Kingsbury residents and YMCA staff at the cooking class Leah organized this winter.

Kingsbury residents and YMCA staff at the cooking class Leah organized this winter.

Each session drew eight-to-ten participants and about a dozen took part overall — about a third of Kingsbury’s residents. Led by a nutritionist from the Y, the participants learned how to shop for foods that are low in salt and sugar, how to make smoothies and bean dishes, and practiced simple exercise and breathing routines.

“Food can heal you. Food can also kill you,” Leah says. “But if you eat the right things, it can heal you.”

On the last day, the class held a potluck.

“It was just over the top,” Jonathan says. They ended up with more food than they could possibly eat – tacos, enchiladas, pico de gallo. “It was just deluxe.”

Jonathan credits the success of the class to Leah. “She was the one who contacted YMCA and really helped set up the class and was doing the harder work to find funding so that everyone could have groceries.”

Leah isn’t sure where it comes from, her willingness to step up, ask the questions, seize the opportunities. She says she’s just always been that way. And she believes its critical for people living at Kingsbury and in other supportive housing communities — anyone who’s been on the receiving end of services – to put their knowledge and gifts to use.

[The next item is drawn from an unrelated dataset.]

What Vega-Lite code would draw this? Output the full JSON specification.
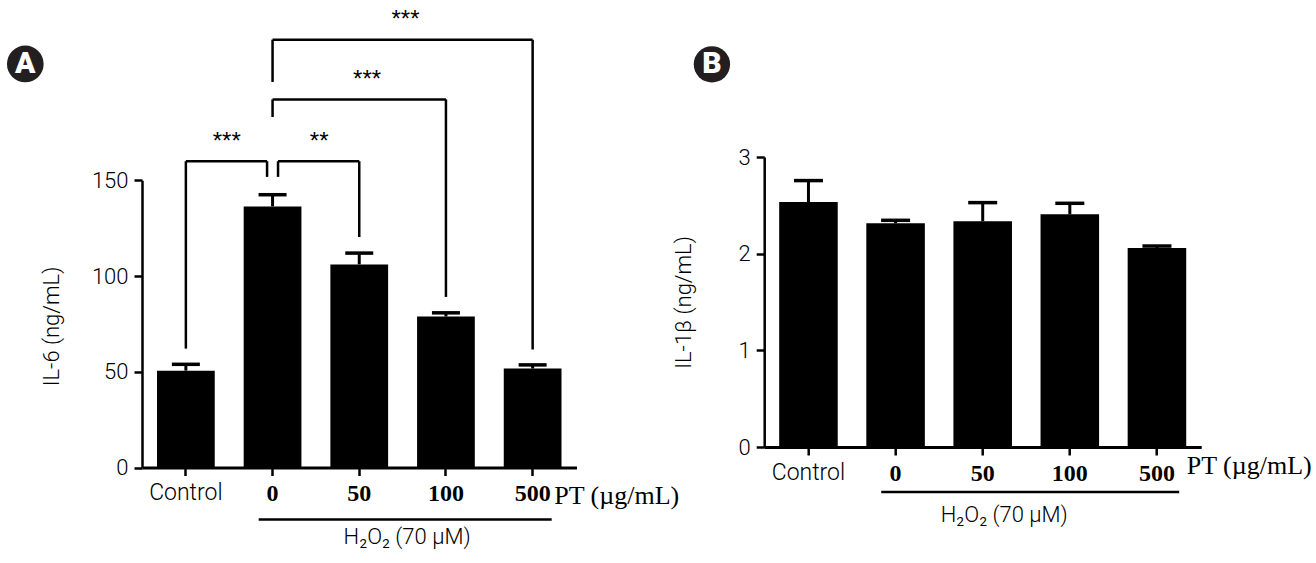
{
  "$schema": "https://vega.github.io/schema/vega-lite/v6.json",
  "padding": {"left": 6, "top": 8, "right": 5, "bottom": 5},
  "bounds": "flush",
  "spacing": 187.2,
  "datasets": {
    "il6": [
      {"group": "Control", "mean": 50.6, "upper": 53.9},
      {"group": "0", "mean": 136.4, "upper": 142.5},
      {"group": "50", "mean": 106.1, "upper": 112.0},
      {"group": "100", "mean": 78.9, "upper": 80.8},
      {"group": "500", "mean": 51.7, "upper": 53.6}
    ],
    "il1b": [
      {"group": "Control", "mean": 2.534, "upper": 2.756},
      {"group": "0", "mean": 2.314, "upper": 2.345},
      {"group": "50", "mean": 2.335, "upper": 2.528},
      {"group": "100", "mean": 2.407, "upper": 2.521},
      {"group": "500", "mean": 2.059, "upper": 2.079}
    ],
    "sigA": [
      {"pair": "Control-0", "g1": "Control", "g2": "0", "top": 160.0, "foot1": 62.1, "foot2": 151.8, "stars": "***", "starY": 166.6},
      {"pair": "0-50", "g1": "0", "g2": "50", "top": 160.0, "foot1": 151.8, "foot2": 120.4, "stars": "**", "starY": 166.6},
      {"pair": "0-100", "g1": "0", "g2": "100", "top": 192.3, "foot1": 183.1, "foot2": 89.1, "stars": "***", "starY": 198.7},
      {"pair": "0-500", "g1": "0", "g2": "500", "top": 223.5, "foot1": 201.4, "foot2": 61.7, "stars": "***", "starY": 230.1}
    ],
    "treatment": [
      {"label": "H₂O₂ (70 µM)", "from": "0", "to": "500"}
    ],
    "badges": [
      {"panel": "A"},
      {"panel": "B"}
    ]
  },
  "config": {
    "view": {"stroke": null},
    "font": "Roboto",
    "axis": {
      "grid": false,
      "domainColor": "#000",
      "tickColor": "#000",
      "labelColor": "#000",
      "titleColor": "#000",
      "domainWidth": 2.5,
      "tickWidth": 2.5,
      "tickSize": 8,
      "labelFont": "Roboto",
      "labelFontWeight": 300,
      "labelFontSize": 22,
      "labelPadding": 6,
      "titleFont": "Roboto",
      "titleFontWeight": 300,
      "titleFontSize": 22
    }
  },
  "hconcat": [
    {
      "width": 434.5,
      "height": 310.5,
      "layer": [
        {
          "data": {"name": "il6"},
          "mark": {"type": "bar", "color": "#000"},
          "encoding": {
            "x": {
              "field": "group", "type": "nominal", "sort": null,
              "scale": {"domain": ["Control", "0", "50", "100", "500"], "paddingInner": 0.334, "paddingOuter": 0.173},
              "axis": {
                "title": "PT (µg/mL)",
                "labelAngle": 0,
                "domainWidth": 3,
                "labelFont": {"condition": {"test": "datum.value === 'Control'", "value": "Roboto"}, "value": "Liberation Serif"},
                "labelFontWeight": {"condition": {"test": "datum.value === 'Control'", "value": 300}, "value": "bold"},
                "labelFontSize": {"condition": {"test": "datum.value === 'Control'", "value": 23}, "value": 24},
                "titleFont": "Liberation Serif",
                "titleFontWeight": "normal",
                "titleFontSize": 26,
                "titleAlign": "left",
                "titleBaseline": "alphabetic",
                "titleX": 411.7,
                "titleY": 35.8
              }
            },
            "y": {
              "field": "mean", "type": "quantitative",
              "scale": {"domain": [0, 162.2], "nice": false},
              "axis": {"title": "IL-6 (ng/mL)", "values": [0, 50, 100, 150], "format": "d", "domainDash": [287.2, 60], "titlePadding": 28, "titleY": 169}
            }
          }
        },
        {
          "data": {"name": "il6"},
          "mark": {"type": "rule", "color": "#000", "strokeWidth": 3},
          "encoding": {
            "x": {"field": "group", "type": "nominal", "bandPosition": 0.5},
            "y": {"field": "mean", "type": "quantitative"},
            "y2": {"field": "upper"}
          }
        },
        {
          "data": {"name": "il6"},
          "mark": {"type": "tick", "color": "#000", "orient": "horizontal", "size": 28, "thickness": 3.5, "opacity": 1},
          "encoding": {
            "x": {"field": "group", "type": "nominal"},
            "y": {"field": "upper", "type": "quantitative"}
          }
        },
        {
          "data": {"name": "sigA"},
          "transform": [{"filter": "datum.pair === 'Control-0'"}],
          "layer": [
            {"mark": {"type": "rule", "color": "#000", "strokeWidth": 2.5},
             "encoding": {"x": {"field": "g1", "type": "nominal", "bandPosition": 0.5}, "x2": {"field": "g2", "bandPosition": 0.405}, "y": {"field": "top", "type": "quantitative"}}},
            {"mark": {"type": "rule", "color": "#000", "strokeWidth": 2.5},
             "encoding": {"x": {"field": "g1", "type": "nominal", "bandPosition": 0.5}, "y": {"field": "top", "type": "quantitative"}, "y2": {"field": "foot1"}}},
            {"mark": {"type": "rule", "color": "#000", "strokeWidth": 2.5},
             "encoding": {"x": {"field": "g2", "type": "nominal", "bandPosition": 0.405}, "y": {"field": "top", "type": "quantitative"}, "y2": {"field": "foot2"}}},
            {"mark": {"type": "text", "font": "Liberation Sans", "fontSize": 24, "align": "center", "baseline": "alphabetic", "color": "#000"},
             "encoding": {"x": {"field": "g1", "type": "nominal", "bandPosition": 1.208}, "y": {"field": "starY", "type": "quantitative"}, "text": {"field": "stars"}}}
          ]
        },
        {
          "data": {"name": "sigA"},
          "transform": [{"filter": "datum.pair === '0-50'"}],
          "layer": [
            {"mark": {"type": "rule", "color": "#000", "strokeWidth": 2.5},
             "encoding": {"x": {"field": "g1", "type": "nominal", "bandPosition": 0.595}, "x2": {"field": "g2", "bandPosition": 0.5}, "y": {"field": "top", "type": "quantitative"}}},
            {"mark": {"type": "rule", "color": "#000", "strokeWidth": 2.5},
             "encoding": {"x": {"field": "g1", "type": "nominal", "bandPosition": 0.595}, "y": {"field": "top", "type": "quantitative"}, "y2": {"field": "foot1"}}},
            {"mark": {"type": "rule", "color": "#000", "strokeWidth": 2.5},
             "encoding": {"x": {"field": "g2", "type": "nominal", "bandPosition": 0.5}, "y": {"field": "top", "type": "quantitative"}, "y2": {"field": "foot2"}}},
            {"mark": {"type": "text", "font": "Liberation Sans", "fontSize": 24, "align": "center", "baseline": "alphabetic", "color": "#000"},
             "encoding": {"x": {"field": "g1", "type": "nominal", "bandPosition": 1.308}, "y": {"field": "starY", "type": "quantitative"}, "text": {"field": "stars"}}}
          ]
        },
        {
          "data": {"name": "sigA"},
          "transform": [{"filter": "datum.pair === '0-100' || datum.pair === '0-500'"}],
          "layer": [
            {"mark": {"type": "rule", "color": "#000", "strokeWidth": 2.5},
             "encoding": {"x": {"field": "g1", "type": "nominal", "bandPosition": 0.5}, "x2": {"field": "g2", "bandPosition": 0.5}, "y": {"field": "top", "type": "quantitative"}}},
            {"mark": {"type": "rule", "color": "#000", "strokeWidth": 2.5},
             "encoding": {"x": {"field": "g1", "type": "nominal", "bandPosition": 0.5}, "y": {"field": "top", "type": "quantitative"}, "y2": {"field": "foot1"}}},
            {"mark": {"type": "rule", "color": "#000", "strokeWidth": 2.5},
             "encoding": {"x": {"field": "g2", "type": "nominal", "bandPosition": 0.5}, "y": {"field": "top", "type": "quantitative"}, "y2": {"field": "foot2"}}}
          ]
        },
        {
          "data": {"name": "sigA"},
          "transform": [{"filter": "datum.pair === '0-100'"}],
          "mark": {"type": "text", "font": "Liberation Sans", "fontSize": 24, "align": "center", "baseline": "alphabetic", "color": "#000"},
          "encoding": {"x": {"field": "g1", "type": "nominal", "bandPosition": 2.137}, "y": {"field": "starY", "type": "quantitative"}, "text": {"field": "stars"}}
        },
        {
          "data": {"name": "sigA"},
          "transform": [{"filter": "datum.pair === '0-500'"}],
          "mark": {"type": "text", "font": "Liberation Sans", "fontSize": 24, "align": "center", "baseline": "alphabetic", "color": "#000"},
          "encoding": {"x": {"field": "g1", "type": "nominal", "bandPosition": 2.802}, "y": {"field": "starY", "type": "quantitative"}, "text": {"field": "stars"}}
        },
        {
          "data": {"name": "treatment"},
          "layer": [
            {"mark": {"type": "rule", "color": "#000", "strokeWidth": 2.5},
             "encoding": {"x": {"field": "from", "type": "nominal", "bandPosition": 0.26}, "x2": {"field": "to", "bandPosition": 0.83}, "y": {"datum": -27.1}}},
            {"mark": {"type": "text", "font": "Roboto", "fontWeight": 300, "fontSize": 22, "align": "center", "baseline": "alphabetic", "color": "#000"},
             "encoding": {"x": {"datum": "50", "bandPosition": 1.329}, "y": {"datum": -40.1}, "text": {"field": "label"}}}
          ]
        },
        {
          "data": {"name": "badges"},
          "transform": [{"filter": "datum.panel === 'A'"}],
          "layer": [
            {"mark": {"type": "point", "shape": "circle", "filled": true, "size": 1346, "color": "#231f20", "opacity": 1},
             "encoding": {"x": {"datum": "Control", "bandPosition": -2.281}, "y": {"datum": 210.8}}},
            {"mark": {"type": "text", "font": "Roboto", "fontWeight": 900, "fontSize": 30, "align": "center", "baseline": "middle", "color": "#fff"},
             "encoding": {"x": {"datum": "Control", "bandPosition": -2.281}, "y": {"datum": 210.8}, "text": {"field": "panel"}}}
          ]
        }
      ]
    },
    {
      "width": 437,
      "height": 290,
      "layer": [
        {
          "data": {"name": "il1b"},
          "mark": {"type": "bar", "color": "#000"},
          "encoding": {
            "x": {
              "field": "group", "type": "nominal", "sort": null,
              "scale": {"domain": ["Control", "0", "50", "100", "500"], "paddingInner": 0.328, "paddingOuter": 0.172},
              "axis": {
                "title": "PT (µg/mL)",
                "labelAngle": 0,
                "domainWidth": 3,
                "labelFont": {"condition": {"test": "datum.value === 'Control'", "value": "Roboto"}, "value": "Liberation Serif"},
                "labelFontWeight": {"condition": {"test": "datum.value === 'Control'", "value": 300}, "value": "bold"},
                "labelFontSize": {"condition": {"test": "datum.value === 'Control'", "value": 23}, "value": 24},
                "titleFont": "Liberation Serif",
                "titleFontWeight": "normal",
                "titleFontSize": 26,
                "titleAlign": "left",
                "titleBaseline": "alphabetic",
                "titleX": 422,
                "titleY": 26.3
              }
            },
            "y": {
              "field": "mean", "type": "quantitative",
              "scale": {"domain": [0, 3], "nice": false},
              "axis": {"title": "IL-1β (ng/mL)", "values": [0, 1, 2, 3], "format": "d", "titlePadding": 42}
            }
          }
        },
        {
          "data": {"name": "il1b"},
          "mark": {"type": "rule", "color": "#000", "strokeWidth": 3},
          "encoding": {
            "x": {"field": "group", "type": "nominal", "bandPosition": 0.5},
            "y": {"field": "mean", "type": "quantitative"},
            "y2": {"field": "upper"}
          }
        },
        {
          "data": {"name": "il1b"},
          "mark": {"type": "tick", "color": "#000", "orient": "horizontal", "size": 29, "thickness": 3.5, "opacity": 1},
          "encoding": {
            "x": {"field": "group", "type": "nominal"},
            "y": {"field": "upper", "type": "quantitative"}
          }
        },
        {
          "data": {"name": "treatment"},
          "layer": [
            {"mark": {"type": "rule", "color": "#000", "strokeWidth": 2.5},
             "encoding": {"x": {"field": "from", "type": "nominal", "bandPosition": 0.255}, "x2": {"field": "to", "bandPosition": 0.88}, "y": {"datum": -0.4655}}},
            {"mark": {"type": "text", "font": "Roboto", "fontWeight": 300, "fontSize": 22, "align": "center", "baseline": "alphabetic", "color": "#000"},
             "encoding": {"x": {"datum": "50", "bandPosition": 0.868}, "y": {"datum": -0.779}, "text": {"field": "label"}}}
          ]
        },
        {
          "data": {"name": "badges"},
          "transform": [{"filter": "datum.panel === 'B'"}],
          "layer": [
            {"mark": {"type": "point", "shape": "circle", "filled": true, "size": 1320, "color": "#231f20", "opacity": 1},
             "encoding": {"x": {"datum": "Control", "bandPosition": -1.149}, "y": {"datum": 3.959}}},
            {"mark": {"type": "text", "font": "Roboto", "fontWeight": 900, "fontSize": 30, "align": "center", "baseline": "middle", "color": "#fff"},
             "encoding": {"x": {"datum": "Control", "bandPosition": -1.149}, "y": {"datum": 3.959}, "text": {"field": "panel"}}}
          ]
        }
      ]
    }
  ]
}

“My biggest thing is just because I might be in those categories, don’t push me off to the side or I don’t belong or I should not,” Leah says. “Don’t pigeonhole me. Don’t box me in.”

In the garden, in the kitchen, in the meeting rooms where she serves on committees, Leah wants to encourage her fellow residents to step up and share their knowledge and show that “we’re not always on the receiving end of help, but we can give help.”